======== TASK DATA ========

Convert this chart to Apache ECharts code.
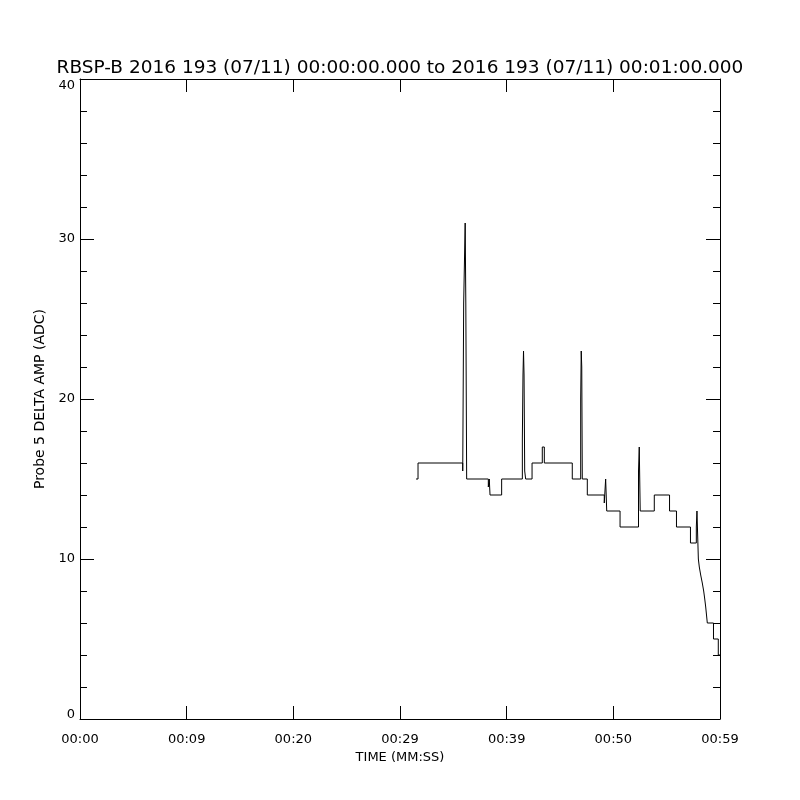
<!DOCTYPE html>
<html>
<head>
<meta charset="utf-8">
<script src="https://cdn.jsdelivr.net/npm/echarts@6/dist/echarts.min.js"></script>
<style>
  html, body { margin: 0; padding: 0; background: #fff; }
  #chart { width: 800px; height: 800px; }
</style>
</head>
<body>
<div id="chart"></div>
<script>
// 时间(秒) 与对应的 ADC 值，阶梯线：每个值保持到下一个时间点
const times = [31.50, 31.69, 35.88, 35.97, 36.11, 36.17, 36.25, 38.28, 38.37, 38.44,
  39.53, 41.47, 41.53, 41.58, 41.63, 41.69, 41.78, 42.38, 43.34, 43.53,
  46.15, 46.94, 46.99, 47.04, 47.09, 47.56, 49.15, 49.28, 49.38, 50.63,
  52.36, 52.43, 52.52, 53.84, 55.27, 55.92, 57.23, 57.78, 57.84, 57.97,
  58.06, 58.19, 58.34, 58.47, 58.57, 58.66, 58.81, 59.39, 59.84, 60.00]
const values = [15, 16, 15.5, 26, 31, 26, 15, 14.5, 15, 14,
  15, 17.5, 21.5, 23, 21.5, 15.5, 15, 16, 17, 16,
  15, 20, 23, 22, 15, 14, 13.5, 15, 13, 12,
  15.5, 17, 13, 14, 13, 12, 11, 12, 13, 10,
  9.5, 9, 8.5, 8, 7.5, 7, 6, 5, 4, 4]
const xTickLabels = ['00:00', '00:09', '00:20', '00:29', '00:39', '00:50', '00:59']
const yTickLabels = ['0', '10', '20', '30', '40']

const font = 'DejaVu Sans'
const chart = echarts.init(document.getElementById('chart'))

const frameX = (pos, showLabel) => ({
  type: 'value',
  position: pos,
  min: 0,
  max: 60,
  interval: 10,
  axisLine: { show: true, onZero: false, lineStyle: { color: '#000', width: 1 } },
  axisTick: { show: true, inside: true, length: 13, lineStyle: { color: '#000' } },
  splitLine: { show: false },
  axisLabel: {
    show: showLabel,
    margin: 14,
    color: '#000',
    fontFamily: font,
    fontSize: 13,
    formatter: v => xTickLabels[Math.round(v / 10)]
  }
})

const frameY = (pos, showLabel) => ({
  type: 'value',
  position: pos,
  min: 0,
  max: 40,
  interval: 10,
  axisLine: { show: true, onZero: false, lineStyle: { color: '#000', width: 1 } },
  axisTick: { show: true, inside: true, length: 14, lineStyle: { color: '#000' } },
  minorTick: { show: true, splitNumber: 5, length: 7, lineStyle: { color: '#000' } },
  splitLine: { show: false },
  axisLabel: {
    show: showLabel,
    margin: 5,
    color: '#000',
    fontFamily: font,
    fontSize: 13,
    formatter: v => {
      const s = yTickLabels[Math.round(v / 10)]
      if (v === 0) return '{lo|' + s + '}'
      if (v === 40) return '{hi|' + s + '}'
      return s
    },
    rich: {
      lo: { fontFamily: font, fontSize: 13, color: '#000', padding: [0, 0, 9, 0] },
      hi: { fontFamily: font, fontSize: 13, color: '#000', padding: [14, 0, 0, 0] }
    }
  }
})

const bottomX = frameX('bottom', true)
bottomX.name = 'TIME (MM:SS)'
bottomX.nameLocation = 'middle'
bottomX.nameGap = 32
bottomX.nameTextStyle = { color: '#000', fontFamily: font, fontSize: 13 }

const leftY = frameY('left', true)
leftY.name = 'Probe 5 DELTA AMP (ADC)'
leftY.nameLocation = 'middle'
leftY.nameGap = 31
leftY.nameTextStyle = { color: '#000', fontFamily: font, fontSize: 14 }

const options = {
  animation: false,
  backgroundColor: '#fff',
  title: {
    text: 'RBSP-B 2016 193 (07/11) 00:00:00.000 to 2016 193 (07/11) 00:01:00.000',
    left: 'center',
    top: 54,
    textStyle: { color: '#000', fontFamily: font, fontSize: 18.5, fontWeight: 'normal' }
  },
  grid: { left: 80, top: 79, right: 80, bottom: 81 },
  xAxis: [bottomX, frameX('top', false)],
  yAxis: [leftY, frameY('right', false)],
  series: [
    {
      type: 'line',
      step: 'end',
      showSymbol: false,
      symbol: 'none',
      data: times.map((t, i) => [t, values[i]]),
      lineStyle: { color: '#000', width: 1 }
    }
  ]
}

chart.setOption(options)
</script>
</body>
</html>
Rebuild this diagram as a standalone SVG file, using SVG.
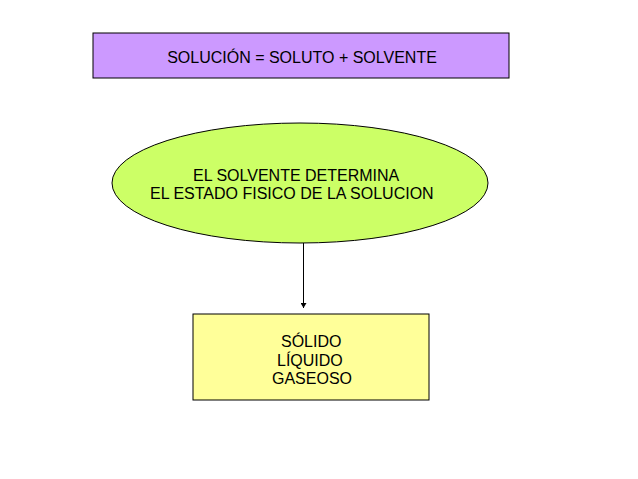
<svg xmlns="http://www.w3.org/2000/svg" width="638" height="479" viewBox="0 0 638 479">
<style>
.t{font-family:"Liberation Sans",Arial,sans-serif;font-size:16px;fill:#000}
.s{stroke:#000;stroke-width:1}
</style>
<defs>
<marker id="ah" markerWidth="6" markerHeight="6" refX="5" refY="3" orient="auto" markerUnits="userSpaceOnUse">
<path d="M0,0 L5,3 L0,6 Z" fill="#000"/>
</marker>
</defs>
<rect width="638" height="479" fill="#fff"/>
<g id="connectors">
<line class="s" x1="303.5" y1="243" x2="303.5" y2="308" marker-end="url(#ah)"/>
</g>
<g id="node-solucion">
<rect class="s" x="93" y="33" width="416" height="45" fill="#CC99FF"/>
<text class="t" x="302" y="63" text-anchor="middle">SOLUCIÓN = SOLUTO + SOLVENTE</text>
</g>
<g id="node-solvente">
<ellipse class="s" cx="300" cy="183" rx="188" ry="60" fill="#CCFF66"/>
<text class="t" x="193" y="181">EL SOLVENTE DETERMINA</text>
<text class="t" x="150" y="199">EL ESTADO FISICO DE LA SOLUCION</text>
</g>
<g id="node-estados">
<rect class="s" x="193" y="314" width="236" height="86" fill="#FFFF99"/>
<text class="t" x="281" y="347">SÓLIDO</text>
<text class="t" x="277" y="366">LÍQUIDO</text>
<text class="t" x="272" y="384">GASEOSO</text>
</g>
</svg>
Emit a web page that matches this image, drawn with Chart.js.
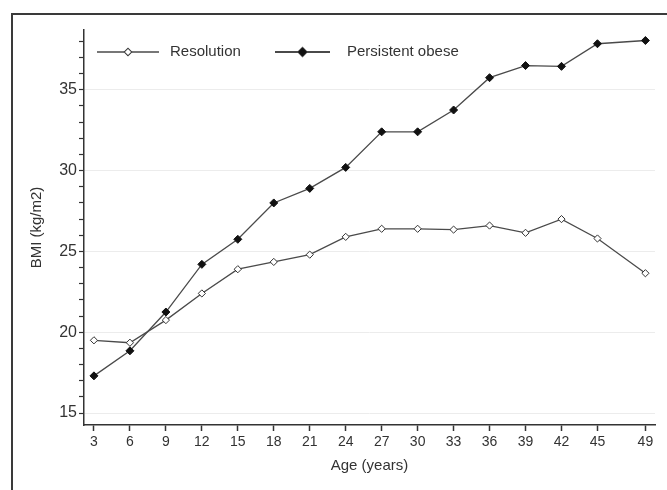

========

EXERCISE AIM:
Reproduce the material above in full, exactly, with no images.

SOLUTION FOR THIS EXERCISE:
Convert this chart to Apache ECharts code.
<!DOCTYPE html>
<html>
<head>
<meta charset="utf-8">
<script src="https://cdn.jsdelivr.net/npm/echarts@6/dist/echarts.min.js"></script>
<style>
  html, body { margin: 0; padding: 0; background: #fff; }
  #chart { width: 800px; height: 800px; }
</style>
</head>
<body>
<div id="chart"></div>
<script>
// 时间(秒) 与对应的 ADC 值，阶梯线：每个值保持到下一个时间点
const times = [31.50, 31.69, 35.88, 35.97, 36.11, 36.17, 36.25, 38.28, 38.37, 38.44,
  39.53, 41.47, 41.53, 41.58, 41.63, 41.69, 41.78, 42.38, 43.34, 43.53,
  46.15, 46.94, 46.99, 47.04, 47.09, 47.56, 49.15, 49.28, 49.38, 50.63,
  52.36, 52.43, 52.52, 53.84, 55.27, 55.92, 57.23, 57.78, 57.84, 57.97,
  58.06, 58.19, 58.34, 58.47, 58.57, 58.66, 58.81, 59.39, 59.84, 60.00]
const values = [15, 16, 15.5, 26, 31, 26, 15, 14.5, 15, 14,
  15, 17.5, 21.5, 23, 21.5, 15.5, 15, 16, 17, 16,
  15, 20, 23, 22, 15, 14, 13.5, 15, 13, 12,
  15.5, 17, 13, 14, 13, 12, 11, 12, 13, 10,
  9.5, 9, 8.5, 8, 7.5, 7, 6, 5, 4, 4]
const xTickLabels = ['00:00', '00:09', '00:20', '00:29', '00:39', '00:50', '00:59']
const yTickLabels = ['0', '10', '20', '30', '40']

const font = 'DejaVu Sans'
const chart = echarts.init(document.getElementById('chart'))

const frameX = (pos, showLabel) => ({
  type: 'value',
  position: pos,
  min: 0,
  max: 60,
  interval: 10,
  axisLine: { show: true, onZero: false, lineStyle: { color: '#000', width: 1 } },
  axisTick: { show: true, inside: true, length: 13, lineStyle: { color: '#000' } },
  splitLine: { show: false },
  axisLabel: {
    show: showLabel,
    margin: 14,
    color: '#000',
    fontFamily: font,
    fontSize: 13,
    formatter: v => xTickLabels[Math.round(v / 10)]
  }
})

const frameY = (pos, showLabel) => ({
  type: 'value',
  position: pos,
  min: 0,
  max: 40,
  interval: 10,
  axisLine: { show: true, onZero: false, lineStyle: { color: '#000', width: 1 } },
  axisTick: { show: true, inside: true, length: 14, lineStyle: { color: '#000' } },
  minorTick: { show: true, splitNumber: 5, length: 7, lineStyle: { color: '#000' } },
  splitLine: { show: false },
  axisLabel: {
    show: showLabel,
    margin: 5,
    color: '#000',
    fontFamily: font,
    fontSize: 13,
    formatter: v => {
      const s = yTickLabels[Math.round(v / 10)]
      if (v === 0) return '{lo|' + s + '}'
      if (v === 40) return '{hi|' + s + '}'
      return s
    },
    rich: {
      lo: { fontFamily: font, fontSize: 13, color: '#000', padding: [0, 0, 9, 0] },
      hi: { fontFamily: font, fontSize: 13, color: '#000', padding: [14, 0, 0, 0] }
    }
  }
})

const bottomX = frameX('bottom', true)
bottomX.name = 'TIME (MM:SS)'
bottomX.nameLocation = 'middle'
bottomX.nameGap = 32
bottomX.nameTextStyle = { color: '#000', fontFamily: font, fontSize: 13 }

const leftY = frameY('left', true)
leftY.name = 'Probe 5 DELTA AMP (ADC)'
leftY.nameLocation = 'middle'
leftY.nameGap = 31
leftY.nameTextStyle = { color: '#000', fontFamily: font, fontSize: 14 }

const options = {
  animation: false,
  backgroundColor: '#fff',
  title: {
    text: 'RBSP-B 2016 193 (07/11) 00:00:00.000 to 2016 193 (07/11) 00:01:00.000',
    left: 'center',
    top: 54,
    textStyle: { color: '#000', fontFamily: font, fontSize: 18.5, fontWeight: 'normal' }
  },
  grid: { left: 80, top: 79, right: 80, bottom: 81 },
  xAxis: [bottomX, frameX('top', false)],
  yAxis: [leftY, frameY('right', false)],
  series: [
    {
      type: 'line',
      step: 'end',
      showSymbol: false,
      symbol: 'none',
      data: times.map((t, i) => [t, values[i]]),
      lineStyle: { color: '#000', width: 1 }
    }
  ]
}

chart.setOption(options)
</script>
</body>
</html>
Rebuild this diagram as a standalone SVG file, using SVG.
<svg xmlns="http://www.w3.org/2000/svg" width="638" height="479" viewBox="0 0 638 479">
<style>
.t{font-family:"Liberation Sans",Arial,sans-serif;font-size:16px;fill:#000}
.s{stroke:#000;stroke-width:1}
</style>
<defs>
<marker id="ah" markerWidth="6" markerHeight="6" refX="5" refY="3" orient="auto" markerUnits="userSpaceOnUse">
<path d="M0,0 L5,3 L0,6 Z" fill="#000"/>
</marker>
</defs>
<rect width="638" height="479" fill="#fff"/>
<g id="connectors">
<line class="s" x1="303.5" y1="243" x2="303.5" y2="308" marker-end="url(#ah)"/>
</g>
<g id="node-solucion">
<rect class="s" x="93" y="33" width="416" height="45" fill="#CC99FF"/>
<text class="t" x="302" y="63" text-anchor="middle">SOLUCIÓN = SOLUTO + SOLVENTE</text>
</g>
<g id="node-solvente">
<ellipse class="s" cx="300" cy="183" rx="188" ry="60" fill="#CCFF66"/>
<text class="t" x="193" y="181">EL SOLVENTE DETERMINA</text>
<text class="t" x="150" y="199">EL ESTADO FISICO DE LA SOLUCION</text>
</g>
<g id="node-estados">
<rect class="s" x="193" y="314" width="236" height="86" fill="#FFFF99"/>
<text class="t" x="281" y="347">SÓLIDO</text>
<text class="t" x="277" y="366">LÍQUIDO</text>
<text class="t" x="272" y="384">GASEOSO</text>
</g>
</svg>
Emit a web page that matches this image, drawn with Chart.js.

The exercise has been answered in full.